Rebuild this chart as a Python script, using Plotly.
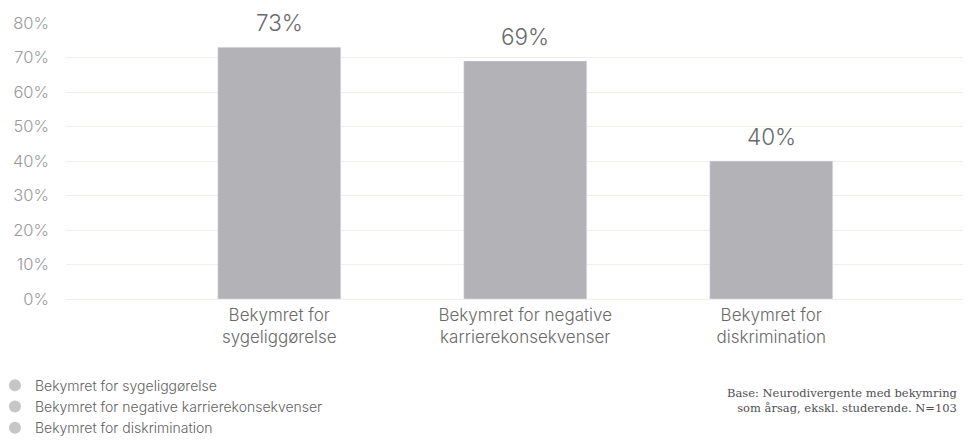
import plotly.graph_objects as go

categories = ["Bekymret for sygeliggørelse",
              "Bekymret for negative karrierekonsekvenser",
              "Bekymret for diskrimination"]
tick_labels = ["Bekymret for<br>sygeliggørelse",
               "Bekymret for negative<br>karrierekonsekvenser",
               "Bekymret for<br>diskrimination"]
values = [73, 69, 40]
y_ticks = [0, 10, 20, 30, 40, 50, 60, 70, 80]
y_tick_labels = [f"{t}%" for t in y_ticks]
footnote = "Base: Neurodivergente med bekymring<br>som årsag, ekskl. studerende. N=103"

BAR = "#b3b2b7"
FONT = "Inter"

fig = go.Figure()
fig.add_trace(go.Bar(x=categories, y=values, marker_color=BAR, width=0.5,
                     showlegend=False, hoverinfo="skip"))
for c in categories:
    fig.add_trace(go.Scatter(x=[c], y=[None], mode="markers", name=c,
                             marker=dict(color="#c6c6c9", size=12, symbol="circle")))

for c, v in zip(categories, values):
    fig.add_annotation(x=c, y=v, text=f"{v}%", showarrow=False, yanchor="bottom",
                       yshift=9, font=dict(family=FONT, size=22.5, color="#6a6a6a", weight=300))

fig.add_annotation(xref="paper", yref="paper", x=0.9878, y=-0.368, xanchor="right",
                   yanchor="middle", align="right", showarrow=False, text=footnote,
                   font=dict(family="DejaVu Serif", size=11.5, color="#4f4f4f"))

fig.update_layout(
    width=963, height=433,
    margin=dict(l=58, r=0, t=15, b=142, autoexpand=False),
    paper_bgcolor="white", plot_bgcolor="white",
    font=dict(family=FONT, color="#666666"),
    xaxis=dict(range=[-0.867, 2.812], tickvals=categories, ticktext=tick_labels,
               showgrid=False, zeroline=False, showline=False, ticks="", automargin=False,
               tickfont=dict(size=17, color="#6a6a6a", weight=300), ticklabelstandoff=4),
    yaxis=dict(range=[0, 80], tickvals=y_ticks, ticktext=y_tick_labels, showgrid=True,
               gridcolor="#f0efea", gridwidth=1, zeroline=True, zerolinecolor="#f0efea",
               zerolinewidth=1, showline=False, ticks="", automargin=False,
               tickfont=dict(size=16.5, color="#9a9a9a", weight=300), ticklabelstandoff=16),
    legend=dict(x=-0.0785, y=-0.256, xanchor="left", yanchor="top",
                font=dict(family=FONT, size=14, color="#626262", weight=300),
                bgcolor="rgba(0,0,0,0)", itemclick=False),
    bargap=0.5,
)

fig.write_html("out.html")
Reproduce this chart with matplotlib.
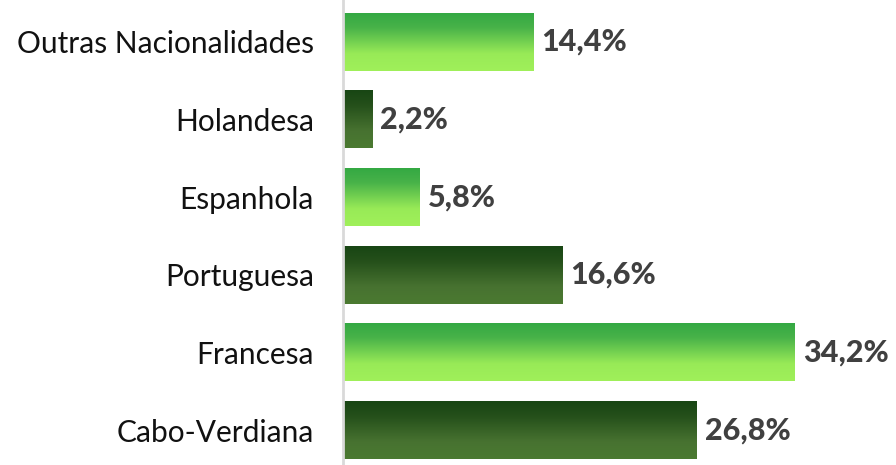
import numpy as np
import matplotlib.pyplot as plt
from matplotlib.colors import LinearSegmentedColormap

categories = ["Cabo-Verdiana", "Francesa", "Portuguesa", "Espanhola", "Holandesa", "Outras Nacionalidades"]
values = [26.8, 34.2, 16.6, 5.8, 2.2, 14.4]
labels = ["26,8%", "34,2%", "16,6%", "5,8%", "2,2%", "14,4%"]

plt.rcParams['font.family'] = ['Lato', 'DejaVu Sans']

light = LinearSegmentedColormap.from_list("light", [(0.0, "#a0f05a"), (0.3, "#98ea57"), (0.75, "#48b249"), (1.0, "#34a943")])
dark = LinearSegmentedColormap.from_list("dark", [(0.0, "#4b7a31"), (0.3, "#477230"), (0.75, "#244f1a"), (1.0, "#184614")])

fig = plt.figure(figsize=(8.96, 4.65), dpi=100)
ax = fig.add_axes([343/896, 0, 1 - 343/896, 1])
h = 0.74
grad = np.linspace(0, 1, 256).reshape(-1, 1)
for i, (v, lab) in enumerate(zip(values, labels)):
    cmap = dark if i % 2 == 0 else light
    ax.imshow(grad, extent=[0, v, i - h/2, i + h/2], origin='lower', aspect='auto', cmap=cmap, zorder=2)
    ax.annotate(lab, (v, i), xytext=(6, 0), textcoords='offset points', va='center', ha='left',
                fontsize=22, fontweight='black', color='#404040')

ax.set_xlim(0, 41.9)
ax.set_ylim(-0.45, 5.54)
ax.set_yticks(range(len(categories)))
ax.set_yticklabels(categories, fontsize=21.5, color='#111111')
ax.tick_params(axis='y', length=0, pad=21)
ax.set_xticks([])
for s in ['top', 'right', 'bottom']:
    ax.spines[s].set_visible(False)
ax.spines['left'].set_color('#d9d9d9')
ax.spines['left'].set_linewidth(2)
fig.savefig("out.png", dpi=100)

## Task details
Return each line of the listing that holds the string "matplotlib".

## Written answer
Reproduce this chart with matplotlib.
import matplotlib.pyplot as plt
from matplotlib.colors import LinearSegmentedColormap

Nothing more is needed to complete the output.